**REQUIREMENTS**
Quote the listing in full, exactly as given, minus any pictures.

**SUPPLIED INFORMATION**
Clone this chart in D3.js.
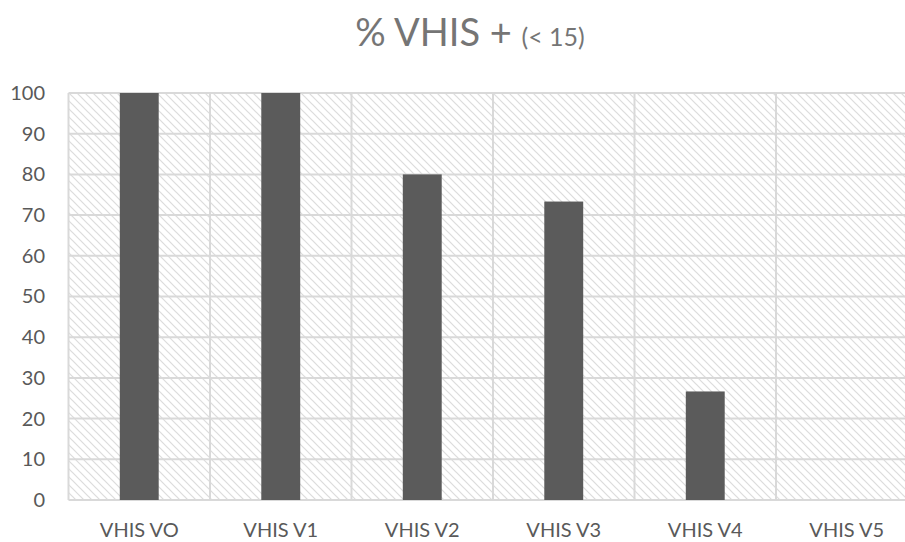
<!DOCTYPE html>
<html>
<head>
<meta charset="utf-8">
<script src="https://cdn.jsdelivr.net/npm/d3@7/dist/d3.min.js"></script>
<style>
  html, body { margin: 0; padding: 0; background: #fff; }
  svg { display: block; }
</style>
</head>
<body>
<div id="chart"></div>
<script>
// Chart data
const categories = ["VHIS VO", "VHIS V1", "VHIS V2", "VHIS V3", "VHIS V4", "VHIS V5"];
const values = [100, 100, 80, 73.33, 26.67, 0];
const yTicks = [0, 10, 20, 30, 40, 50, 60, 70, 80, 90, 100];
const titleMain = "% VHIS +";
const titleSub = "(< 15)";

const W = 905, H = 542;
const plot = { left: 68.5, right: 917.5, top: 93, bottom: 500 };
const FONT = "Lato, 'Open Sans', sans-serif";

const svg = d3.select("#chart").append("svg")
  .attr("width", W).attr("height", H)
  .style("font-family", FONT);

// diagonal hatch fill for the plot area
const defs = svg.append("defs");
const pat = defs.append("pattern")
  .attr("id", "hatch")
  .attr("patternUnits", "userSpaceOnUse")
  .attr("width", 8).attr("height", 8);
pat.append("rect").attr("width", 8).attr("height", 8).attr("fill", "#ffffff");
pat.append("path")
  .attr("d", "M0,0 L8,8 M-2,6 L2,10 M6,-2 L10,2")
  .attr("stroke", "#dcdcdc")
  .attr("stroke-width", 1.2)
  .attr("fill", "none");

const x = d3.scaleBand()
  .domain(categories)
  .range([plot.left, plot.right])
  .padding(0);

const y = d3.scaleLinear()
  .domain([0, 100])
  .range([plot.bottom, plot.top]);

// background
svg.append("rect")
  .attr("x", plot.left).attr("y", plot.top)
  .attr("width", plot.right - plot.left)
  .attr("height", plot.bottom - plot.top)
  .attr("fill", "url(#hatch)");

// horizontal gridlines
svg.append("g")
  .selectAll("line")
  .data(yTicks)
  .join("line")
  .attr("x1", plot.left).attr("x2", plot.right)
  .attr("y1", d => y(d)).attr("y2", d => y(d))
  .attr("stroke", "#d9d9d9")
  .attr("stroke-width", 2);

// vertical gridlines at category boundaries
const bounds = categories.map(c => x(c)).concat([plot.right]);
svg.append("g")
  .selectAll("line")
  .data(bounds)
  .join("line")
  .attr("x1", d => d).attr("x2", d => d)
  .attr("y1", plot.top).attr("y2", plot.bottom)
  .attr("stroke", "#d9d9d9")
  .attr("stroke-width", 2);

// bars
const barW = x.bandwidth() * 0.275;
svg.append("g")
  .selectAll("rect")
  .data(values)
  .join("rect")
  .attr("x", (d, i) => x(categories[i]) + x.bandwidth() / 2 - barW / 2)
  .attr("y", d => y(d))
  .attr("width", barW)
  .attr("height", d => y(0) - y(d))
  .attr("fill", "#5b5b5b");

// y axis labels
const yAxis = d3.axisLeft(y).tickValues(yTicks).tickSize(0).tickPadding(0);
const gy = svg.append("g")
  .attr("transform", `translate(45,0)`)
  .call(yAxis);
gy.select(".domain").remove();
gy.selectAll("text")
  .attr("fill", "#595959")
  .style("font-size", "20px")
  .style("font-family", FONT);

// x axis labels
const xAxis = d3.axisBottom(x).tickSize(0).tickPadding(0);
const gx = svg.append("g")
  .attr("transform", `translate(0,${plot.bottom})`)
  .call(xAxis);
gx.select(".domain").remove();
gx.selectAll("text")
  .attr("dy", null)
  .attr("y", 37)
  .attr("fill", "#595959")
  .style("font-size", "20px")
  .style("font-family", FONT);

// title
const title = svg.append("text")
  .attr("x", 470).attr("y", 46)
  .attr("text-anchor", "middle")
  .attr("fill", "#757575");
title.append("tspan").style("font-size", "38px").text(titleMain + " ");
title.append("tspan").style("font-size", "25px").text(titleSub);
</script>
</body>
</html>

**CORRECT ANSWER**
Clone this chart in D3.js.
<!DOCTYPE html>
<html>
<head>
<meta charset="utf-8">
<script src="https://cdn.jsdelivr.net/npm/d3@7/dist/d3.min.js"></script>
<style>
  html, body { margin: 0; padding: 0; background: #fff; }
  svg { display: block; }
</style>
</head>
<body>
<div id="chart"></div>
<script>
// Chart data
const categories = ["VHIS VO", "VHIS V1", "VHIS V2", "VHIS V3", "VHIS V4", "VHIS V5"];
const values = [100, 100, 80, 73.33, 26.67, 0];
const yTicks = [0, 10, 20, 30, 40, 50, 60, 70, 80, 90, 100];
const titleMain = "% VHIS +";
const titleSub = "(< 15)";

const W = 905, H = 542;
const plot = { left: 68.5, right: 917.5, top: 93, bottom: 500 };
const FONT = "Lato, 'Open Sans', sans-serif";

const svg = d3.select("#chart").append("svg")
  .attr("width", W).attr("height", H)
  .style("font-family", FONT);

// diagonal hatch fill for the plot area
const defs = svg.append("defs");
const pat = defs.append("pattern")
  .attr("id", "hatch")
  .attr("patternUnits", "userSpaceOnUse")
  .attr("width", 8).attr("height", 8);
pat.append("rect").attr("width", 8).attr("height", 8).attr("fill", "#ffffff");
pat.append("path")
  .attr("d", "M0,0 L8,8 M-2,6 L2,10 M6,-2 L10,2")
  .attr("stroke", "#dcdcdc")
  .attr("stroke-width", 1.2)
  .attr("fill", "none");

const x = d3.scaleBand()
  .domain(categories)
  .range([plot.left, plot.right])
  .padding(0);

const y = d3.scaleLinear()
  .domain([0, 100])
  .range([plot.bottom, plot.top]);

// background
svg.append("rect")
  .attr("x", plot.left).attr("y", plot.top)
  .attr("width", plot.right - plot.left)
  .attr("height", plot.bottom - plot.top)
  .attr("fill", "url(#hatch)");

// horizontal gridlines
svg.append("g")
  .selectAll("line")
  .data(yTicks)
  .join("line")
  .attr("x1", plot.left).attr("x2", plot.right)
  .attr("y1", d => y(d)).attr("y2", d => y(d))
  .attr("stroke", "#d9d9d9")
  .attr("stroke-width", 2);

// vertical gridlines at category boundaries
const bounds = categories.map(c => x(c)).concat([plot.right]);
svg.append("g")
  .selectAll("line")
  .data(bounds)
  .join("line")
  .attr("x1", d => d).attr("x2", d => d)
  .attr("y1", plot.top).attr("y2", plot.bottom)
  .attr("stroke", "#d9d9d9")
  .attr("stroke-width", 2);

// bars
const barW = x.bandwidth() * 0.275;
svg.append("g")
  .selectAll("rect")
  .data(values)
  .join("rect")
  .attr("x", (d, i) => x(categories[i]) + x.bandwidth() / 2 - barW / 2)
  .attr("y", d => y(d))
  .attr("width", barW)
  .attr("height", d => y(0) - y(d))
  .attr("fill", "#5b5b5b");

// y axis labels
const yAxis = d3.axisLeft(y).tickValues(yTicks).tickSize(0).tickPadding(0);
const gy = svg.append("g")
  .attr("transform", `translate(45,0)`)
  .call(yAxis);
gy.select(".domain").remove();
gy.selectAll("text")
  .attr("fill", "#595959")
  .style("font-size", "20px")
  .style("font-family", FONT);

// x axis labels
const xAxis = d3.axisBottom(x).tickSize(0).tickPadding(0);
const gx = svg.append("g")
  .attr("transform", `translate(0,${plot.bottom})`)
  .call(xAxis);
gx.select(".domain").remove();
gx.selectAll("text")
  .attr("dy", null)
  .attr("y", 37)
  .attr("fill", "#595959")
  .style("font-size", "20px")
  .style("font-family", FONT);

// title
const title = svg.append("text")
  .attr("x", 470).attr("y", 46)
  .attr("text-anchor", "middle")
  .attr("fill", "#757575");
title.append("tspan").style("font-size", "38px").text(titleMain + " ");
title.append("tspan").style("font-size", "25px").text(titleSub);
</script>
</body>
</html>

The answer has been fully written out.